Well, it happened. My beautiful dog-hter crossed the rainbow bridge early this morning. She was still warm when Fortitude found her, but unresponsive. She had only recently passed. He told me he had clicked his tongue to announce himself to her, and she usually responds by wagging her tail. It bumps gently on whatever surface is nearby... but there was no sound. She had dragged herself halfway into his closet before she collapsed.
I cradled her in my lap for about 30 minutes, feeling like she could perk her ears up and lift her head at any moment. Denial.
The vet had said 10 months. 10! Not one! Fortitude said maybe she could get through the holidays. We were supposed to do Christmas together. Bargaining.
What am I supposed to do now? Call the vet? Call my mom? Tell my friends? Tell the rental manager? Disorientation/ overwhelm.
But... Maybe I haven't reached the anger stage yet. Maybe it's part of myself that I've overcome, somewhat. At this point I kind of doubt it.
Makaria came by to let me say goodbye, and show Shayna off to Pan's personal realm where she could chase squirrels until I came for her. Thanatos came by with a Yorkshire terrier's soul for me to cuddle for awhile. Both of them have been so sweet to me.
Fortitude and I wrapped her body comfortably and placed her on the patio until we could take her to the vet. They printed her paws and nose and gave me a couple small clippings of her fur as a memento. They returned her collar... and she was gone.
The apartment manager was deeply sympathetic. He lives onsite with his little mutt, too. He's such a supportive character. My mom called to offer support in whatever way I needed. My bestie Cat cried all the way to work after I told her, and sent me a flood of pictures and videos from our last walk together. Fortitude held me and told me he had loved her too; another dog to win his heart.
It feels so empty. But strangely, it doesn't hurt like before. I was there with her for the whole thing. There wasn't a moment when she wasn't loved or supported.
And though Death plays no favorites... for awhile, it felt like even he was ready to be there to walk me through it all.
Even now, I'm blessed to have the insight of friends who have walked this road a thousand times. And I know they'll be there to hold my hand when it's my turn.
My dreams have been filled with obstacles, fighting rising water and precarious balances, like the squid games. And when it was over, there was a banquet. I was told I could get whatever I wanted, eat whatever I wanted, but I couldn't bring myself to eat. I stared at the table in front of me. All the power seemed to have gone to my legs; too focused on running, on fighting, on moving forward. My arms were so heavy I could barely lift my utensil.
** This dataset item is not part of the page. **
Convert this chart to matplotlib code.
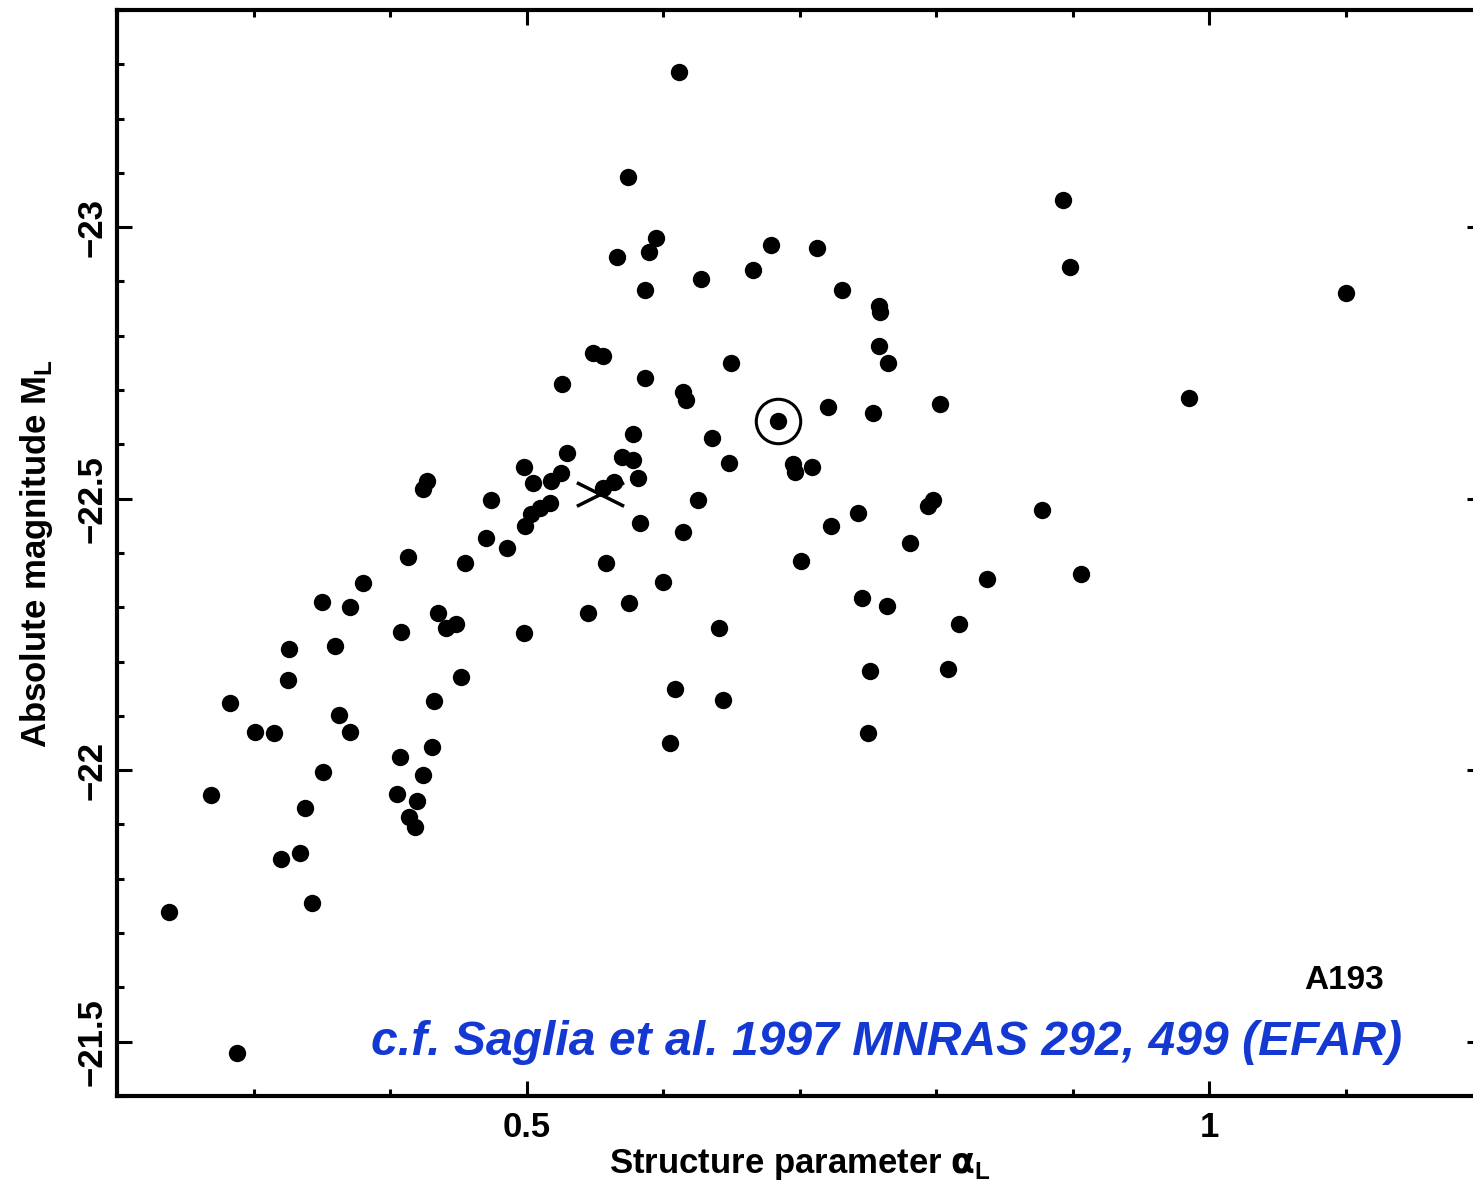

In the morning, I sat at that same spot and a familiar presence joined me. He ordered something light from the kitchen for me; a creamy leek soup with croutons. At first he tried to encourage me to pick up the spoon, but it was heavy in my hand, and it took ages to make my fingers work. Then he sighed, picked up the spoon, and fed me a couple bites.
"You need to fight," he said.
He was right. Every step was a battle. Maintaining myself is a battle. Caring for my family is a battle. Every moment spent not dying is a battle to survive, and it's exhausting.
I picked up the spoon and held it for a bit. He took my arm and guided the soup to my lips. I ate in silence for a few minutes, his hand gripping my arm.
"Harder," I mumbled during a pause.
He made a noise in question.
"I need it to hurt to fight."
He was on his feet and dragging me along behind him quite before I knew what was happening. I looked back briefly, but the bowl was empty.
He pulled me through a portal and threw me the last few feet onto the soft black comforter of his bed. My feet weren't ready. I stumbled and fell, turned over on my back to see him crawling up on top of me.
He studied my eyes for a moment. Black, with a shimmer of blue. Blue like his mother's. "Phobetor?"
His usual stony stoicism had settled over his features. "This will hurt."
He bent down into my shoulder. I didn't see the rest, but I felt it... his teeth, hard and sharp, cutting into my skin. And I started fighting. No fear, just pain. I trusted him. I trusted him with my grief, my fatigue, and now my pain.
I dealt no serious blows. I never drew my weapon or produced my claws. But eventually I gained the upper hand and turned us over. I raised my fist and buried it deep in the pillow next to his head.
Our breathing slowed, and I lay down on his chest. He didn't apologize. Neither did I. An unspoken bond of trust, perfectly executed. He held me for the rest of the morning, until I awoke again.